<<<<

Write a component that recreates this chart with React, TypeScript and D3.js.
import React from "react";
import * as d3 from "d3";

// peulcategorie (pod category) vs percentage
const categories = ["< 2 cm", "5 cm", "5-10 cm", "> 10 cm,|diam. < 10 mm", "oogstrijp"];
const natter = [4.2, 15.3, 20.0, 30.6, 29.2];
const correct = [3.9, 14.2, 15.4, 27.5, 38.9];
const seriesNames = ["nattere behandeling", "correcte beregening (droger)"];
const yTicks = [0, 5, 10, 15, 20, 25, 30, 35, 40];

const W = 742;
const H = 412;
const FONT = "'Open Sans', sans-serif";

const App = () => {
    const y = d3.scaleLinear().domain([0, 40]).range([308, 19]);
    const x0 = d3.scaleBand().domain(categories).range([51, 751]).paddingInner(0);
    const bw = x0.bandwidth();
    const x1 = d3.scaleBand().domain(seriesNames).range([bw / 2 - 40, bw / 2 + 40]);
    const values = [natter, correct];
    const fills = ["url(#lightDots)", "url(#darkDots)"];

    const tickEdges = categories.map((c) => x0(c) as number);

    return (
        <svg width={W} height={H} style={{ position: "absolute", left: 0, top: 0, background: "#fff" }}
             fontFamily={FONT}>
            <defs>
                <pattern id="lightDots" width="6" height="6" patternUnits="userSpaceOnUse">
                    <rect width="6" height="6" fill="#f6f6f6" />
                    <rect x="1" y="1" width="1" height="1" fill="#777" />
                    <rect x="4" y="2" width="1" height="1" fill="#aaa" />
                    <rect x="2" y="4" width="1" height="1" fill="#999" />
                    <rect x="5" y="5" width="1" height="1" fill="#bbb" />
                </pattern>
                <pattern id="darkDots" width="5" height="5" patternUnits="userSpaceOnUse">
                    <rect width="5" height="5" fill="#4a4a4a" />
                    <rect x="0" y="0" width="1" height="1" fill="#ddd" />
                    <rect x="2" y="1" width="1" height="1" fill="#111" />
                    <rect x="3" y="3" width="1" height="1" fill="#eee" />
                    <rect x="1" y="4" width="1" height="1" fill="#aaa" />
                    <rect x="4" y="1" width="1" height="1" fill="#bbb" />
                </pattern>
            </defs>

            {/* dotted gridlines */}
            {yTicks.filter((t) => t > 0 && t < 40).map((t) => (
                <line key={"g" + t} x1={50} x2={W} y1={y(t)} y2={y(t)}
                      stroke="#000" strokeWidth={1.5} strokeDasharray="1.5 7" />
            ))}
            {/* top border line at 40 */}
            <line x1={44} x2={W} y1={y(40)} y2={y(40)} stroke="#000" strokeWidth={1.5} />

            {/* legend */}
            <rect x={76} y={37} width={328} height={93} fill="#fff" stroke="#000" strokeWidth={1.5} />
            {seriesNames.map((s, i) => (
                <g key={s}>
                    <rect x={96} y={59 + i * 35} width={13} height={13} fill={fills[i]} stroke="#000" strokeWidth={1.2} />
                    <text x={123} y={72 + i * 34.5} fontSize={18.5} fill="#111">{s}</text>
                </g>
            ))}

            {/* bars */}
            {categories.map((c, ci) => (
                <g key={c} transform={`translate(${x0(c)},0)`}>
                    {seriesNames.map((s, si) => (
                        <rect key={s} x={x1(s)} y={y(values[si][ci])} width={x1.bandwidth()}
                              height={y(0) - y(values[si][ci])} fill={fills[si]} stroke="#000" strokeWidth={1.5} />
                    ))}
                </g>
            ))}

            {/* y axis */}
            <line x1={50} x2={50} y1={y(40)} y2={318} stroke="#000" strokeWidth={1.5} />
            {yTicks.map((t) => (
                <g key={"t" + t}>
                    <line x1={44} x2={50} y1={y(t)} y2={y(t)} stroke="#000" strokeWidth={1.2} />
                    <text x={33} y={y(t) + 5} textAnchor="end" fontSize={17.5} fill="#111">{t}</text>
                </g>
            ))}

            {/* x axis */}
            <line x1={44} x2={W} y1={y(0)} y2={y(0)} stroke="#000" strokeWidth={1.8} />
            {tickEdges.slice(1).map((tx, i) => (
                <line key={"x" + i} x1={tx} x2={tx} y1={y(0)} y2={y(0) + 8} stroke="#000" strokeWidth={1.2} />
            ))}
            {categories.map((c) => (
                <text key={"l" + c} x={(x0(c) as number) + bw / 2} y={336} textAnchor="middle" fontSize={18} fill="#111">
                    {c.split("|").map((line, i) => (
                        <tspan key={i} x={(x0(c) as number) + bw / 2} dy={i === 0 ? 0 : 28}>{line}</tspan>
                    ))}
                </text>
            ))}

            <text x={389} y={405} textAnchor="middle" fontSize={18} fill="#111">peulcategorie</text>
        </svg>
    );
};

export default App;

>>>>

§ **What is expected**
Everything in the listing above should be restated exactly.

§ **Answer**
Write a component that recreates this chart with React, TypeScript and D3.js.
import React from "react";
import * as d3 from "d3";

// peulcategorie (pod category) vs percentage
const categories = ["< 2 cm", "5 cm", "5-10 cm", "> 10 cm,|diam. < 10 mm", "oogstrijp"];
const natter = [4.2, 15.3, 20.0, 30.6, 29.2];
const correct = [3.9, 14.2, 15.4, 27.5, 38.9];
const seriesNames = ["nattere behandeling", "correcte beregening (droger)"];
const yTicks = [0, 5, 10, 15, 20, 25, 30, 35, 40];

const W = 742;
const H = 412;
const FONT = "'Open Sans', sans-serif";

const App = () => {
    const y = d3.scaleLinear().domain([0, 40]).range([308, 19]);
    const x0 = d3.scaleBand().domain(categories).range([51, 751]).paddingInner(0);
    const bw = x0.bandwidth();
    const x1 = d3.scaleBand().domain(seriesNames).range([bw / 2 - 40, bw / 2 + 40]);
    const values = [natter, correct];
    const fills = ["url(#lightDots)", "url(#darkDots)"];

    const tickEdges = categories.map((c) => x0(c) as number);

    return (
        <svg width={W} height={H} style={{ position: "absolute", left: 0, top: 0, background: "#fff" }}
             fontFamily={FONT}>
            <defs>
                <pattern id="lightDots" width="6" height="6" patternUnits="userSpaceOnUse">
                    <rect width="6" height="6" fill="#f6f6f6" />
                    <rect x="1" y="1" width="1" height="1" fill="#777" />
                    <rect x="4" y="2" width="1" height="1" fill="#aaa" />
                    <rect x="2" y="4" width="1" height="1" fill="#999" />
                    <rect x="5" y="5" width="1" height="1" fill="#bbb" />
                </pattern>
                <pattern id="darkDots" width="5" height="5" patternUnits="userSpaceOnUse">
                    <rect width="5" height="5" fill="#4a4a4a" />
                    <rect x="0" y="0" width="1" height="1" fill="#ddd" />
                    <rect x="2" y="1" width="1" height="1" fill="#111" />
                    <rect x="3" y="3" width="1" height="1" fill="#eee" />
                    <rect x="1" y="4" width="1" height="1" fill="#aaa" />
                    <rect x="4" y="1" width="1" height="1" fill="#bbb" />
                </pattern>
            </defs>

            {/* dotted gridlines */}
            {yTicks.filter((t) => t > 0 && t < 40).map((t) => (
                <line key={"g" + t} x1={50} x2={W} y1={y(t)} y2={y(t)}
                      stroke="#000" strokeWidth={1.5} strokeDasharray="1.5 7" />
            ))}
            {/* top border line at 40 */}
            <line x1={44} x2={W} y1={y(40)} y2={y(40)} stroke="#000" strokeWidth={1.5} />

            {/* legend */}
            <rect x={76} y={37} width={328} height={93} fill="#fff" stroke="#000" strokeWidth={1.5} />
            {seriesNames.map((s, i) => (
                <g key={s}>
                    <rect x={96} y={59 + i * 35} width={13} height={13} fill={fills[i]} stroke="#000" strokeWidth={1.2} />
                    <text x={123} y={72 + i * 34.5} fontSize={18.5} fill="#111">{s}</text>
                </g>
            ))}

            {/* bars */}
            {categories.map((c, ci) => (
                <g key={c} transform={`translate(${x0(c)},0)`}>
                    {seriesNames.map((s, si) => (
                        <rect key={s} x={x1(s)} y={y(values[si][ci])} width={x1.bandwidth()}
                              height={y(0) - y(values[si][ci])} fill={fills[si]} stroke="#000" strokeWidth={1.5} />
                    ))}
                </g>
            ))}

            {/* y axis */}
            <line x1={50} x2={50} y1={y(40)} y2={318} stroke="#000" strokeWidth={1.5} />
            {yTicks.map((t) => (
                <g key={"t" + t}>
                    <line x1={44} x2={50} y1={y(t)} y2={y(t)} stroke="#000" strokeWidth={1.2} />
                    <text x={33} y={y(t) + 5} textAnchor="end" fontSize={17.5} fill="#111">{t}</text>
                </g>
            ))}

            {/* x axis */}
            <line x1={44} x2={W} y1={y(0)} y2={y(0)} stroke="#000" strokeWidth={1.8} />
            {tickEdges.slice(1).map((tx, i) => (
                <line key={"x" + i} x1={tx} x2={tx} y1={y(0)} y2={y(0) + 8} stroke="#000" strokeWidth={1.2} />
            ))}
            {categories.map((c) => (
                <text key={"l" + c} x={(x0(c) as number) + bw / 2} y={336} textAnchor="middle" fontSize={18} fill="#111">
                    {c.split("|").map((line, i) => (
                        <tspan key={i} x={(x0(c) as number) + bw / 2} dy={i === 0 ? 0 : 28}>{line}</tspan>
                    ))}
                </text>
            ))}

            <text x={389} y={405} textAnchor="middle" fontSize={18} fill="#111">peulcategorie</text>
        </svg>
    );
};

export default App;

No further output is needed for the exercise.